=== Supplied information ===

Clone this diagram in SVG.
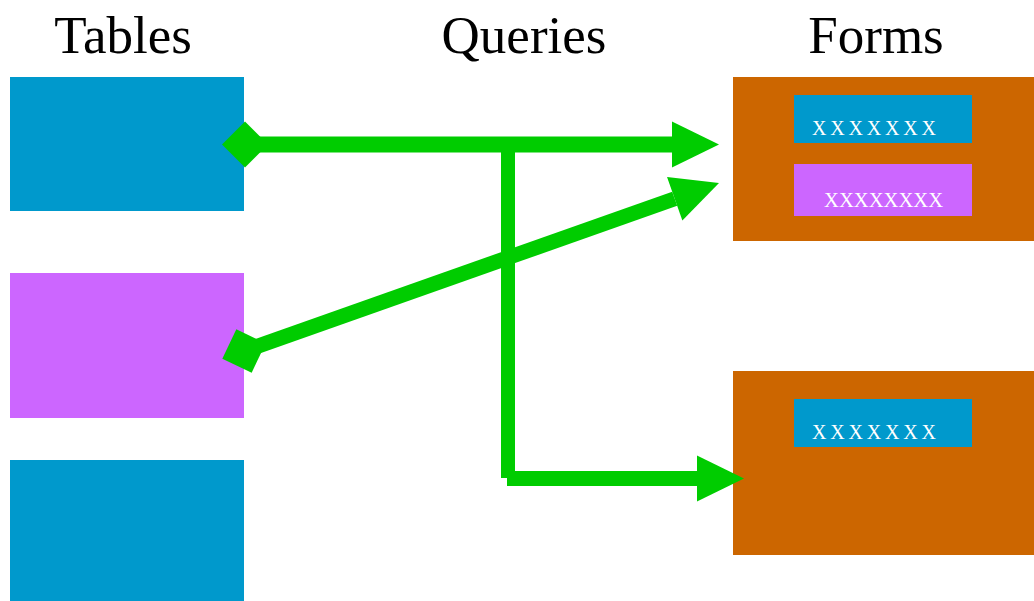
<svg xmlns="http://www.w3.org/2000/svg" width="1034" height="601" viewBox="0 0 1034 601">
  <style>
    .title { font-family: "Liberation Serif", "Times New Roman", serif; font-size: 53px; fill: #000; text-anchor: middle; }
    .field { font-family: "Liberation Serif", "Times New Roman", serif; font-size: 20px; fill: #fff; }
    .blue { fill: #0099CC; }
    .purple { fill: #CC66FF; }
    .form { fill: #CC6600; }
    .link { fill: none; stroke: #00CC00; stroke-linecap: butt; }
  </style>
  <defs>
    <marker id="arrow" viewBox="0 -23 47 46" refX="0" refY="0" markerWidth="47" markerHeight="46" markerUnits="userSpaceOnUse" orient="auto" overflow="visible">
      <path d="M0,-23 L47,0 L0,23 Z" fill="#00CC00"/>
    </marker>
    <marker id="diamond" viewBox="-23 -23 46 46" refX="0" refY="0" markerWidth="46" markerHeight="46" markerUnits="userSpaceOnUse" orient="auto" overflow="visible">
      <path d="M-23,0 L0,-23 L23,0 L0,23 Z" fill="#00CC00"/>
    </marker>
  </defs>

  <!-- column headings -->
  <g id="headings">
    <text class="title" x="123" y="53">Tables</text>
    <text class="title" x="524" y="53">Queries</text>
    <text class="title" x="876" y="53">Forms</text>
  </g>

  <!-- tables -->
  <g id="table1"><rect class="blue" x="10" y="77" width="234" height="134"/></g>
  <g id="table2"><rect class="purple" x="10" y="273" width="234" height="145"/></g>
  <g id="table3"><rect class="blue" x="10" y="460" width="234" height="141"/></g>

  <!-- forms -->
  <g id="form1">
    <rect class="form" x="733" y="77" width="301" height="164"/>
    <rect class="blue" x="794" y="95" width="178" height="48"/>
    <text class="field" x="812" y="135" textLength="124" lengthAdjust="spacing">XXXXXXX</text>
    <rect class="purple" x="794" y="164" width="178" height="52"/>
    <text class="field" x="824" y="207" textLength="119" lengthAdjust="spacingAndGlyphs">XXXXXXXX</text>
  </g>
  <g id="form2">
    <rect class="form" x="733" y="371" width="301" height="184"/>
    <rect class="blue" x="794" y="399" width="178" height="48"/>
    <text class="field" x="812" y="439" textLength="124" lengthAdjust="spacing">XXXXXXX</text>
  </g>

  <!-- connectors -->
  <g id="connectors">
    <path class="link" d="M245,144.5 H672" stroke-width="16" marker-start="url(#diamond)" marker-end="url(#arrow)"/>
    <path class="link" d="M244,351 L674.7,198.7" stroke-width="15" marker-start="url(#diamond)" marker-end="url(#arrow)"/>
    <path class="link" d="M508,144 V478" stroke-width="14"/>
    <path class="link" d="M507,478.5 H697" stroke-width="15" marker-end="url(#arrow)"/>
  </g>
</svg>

===

Written request: All of the data needs repeating exactly, but the pictures do not.

Task result:
Clone this diagram in SVG.
<svg xmlns="http://www.w3.org/2000/svg" width="1034" height="601" viewBox="0 0 1034 601">
  <style>
    .title { font-family: "Liberation Serif", "Times New Roman", serif; font-size: 53px; fill: #000; text-anchor: middle; }
    .field { font-family: "Liberation Serif", "Times New Roman", serif; font-size: 20px; fill: #fff; }
    .blue { fill: #0099CC; }
    .purple { fill: #CC66FF; }
    .form { fill: #CC6600; }
    .link { fill: none; stroke: #00CC00; stroke-linecap: butt; }
  </style>
  <defs>
    <marker id="arrow" viewBox="0 -23 47 46" refX="0" refY="0" markerWidth="47" markerHeight="46" markerUnits="userSpaceOnUse" orient="auto" overflow="visible">
      <path d="M0,-23 L47,0 L0,23 Z" fill="#00CC00"/>
    </marker>
    <marker id="diamond" viewBox="-23 -23 46 46" refX="0" refY="0" markerWidth="46" markerHeight="46" markerUnits="userSpaceOnUse" orient="auto" overflow="visible">
      <path d="M-23,0 L0,-23 L23,0 L0,23 Z" fill="#00CC00"/>
    </marker>
  </defs>

  <!-- column headings -->
  <g id="headings">
    <text class="title" x="123" y="53">Tables</text>
    <text class="title" x="524" y="53">Queries</text>
    <text class="title" x="876" y="53">Forms</text>
  </g>

  <!-- tables -->
  <g id="table1"><rect class="blue" x="10" y="77" width="234" height="134"/></g>
  <g id="table2"><rect class="purple" x="10" y="273" width="234" height="145"/></g>
  <g id="table3"><rect class="blue" x="10" y="460" width="234" height="141"/></g>

  <!-- forms -->
  <g id="form1">
    <rect class="form" x="733" y="77" width="301" height="164"/>
    <rect class="blue" x="794" y="95" width="178" height="48"/>
    <text class="field" x="812" y="135" textLength="124" lengthAdjust="spacing">XXXXXXX</text>
    <rect class="purple" x="794" y="164" width="178" height="52"/>
    <text class="field" x="824" y="207" textLength="119" lengthAdjust="spacingAndGlyphs">XXXXXXXX</text>
  </g>
  <g id="form2">
    <rect class="form" x="733" y="371" width="301" height="184"/>
    <rect class="blue" x="794" y="399" width="178" height="48"/>
    <text class="field" x="812" y="439" textLength="124" lengthAdjust="spacing">XXXXXXX</text>
  </g>

  <!-- connectors -->
  <g id="connectors">
    <path class="link" d="M245,144.5 H672" stroke-width="16" marker-start="url(#diamond)" marker-end="url(#arrow)"/>
    <path class="link" d="M244,351 L674.7,198.7" stroke-width="15" marker-start="url(#diamond)" marker-end="url(#arrow)"/>
    <path class="link" d="M508,144 V478" stroke-width="14"/>
    <path class="link" d="M507,478.5 H697" stroke-width="15" marker-end="url(#arrow)"/>
  </g>
</svg>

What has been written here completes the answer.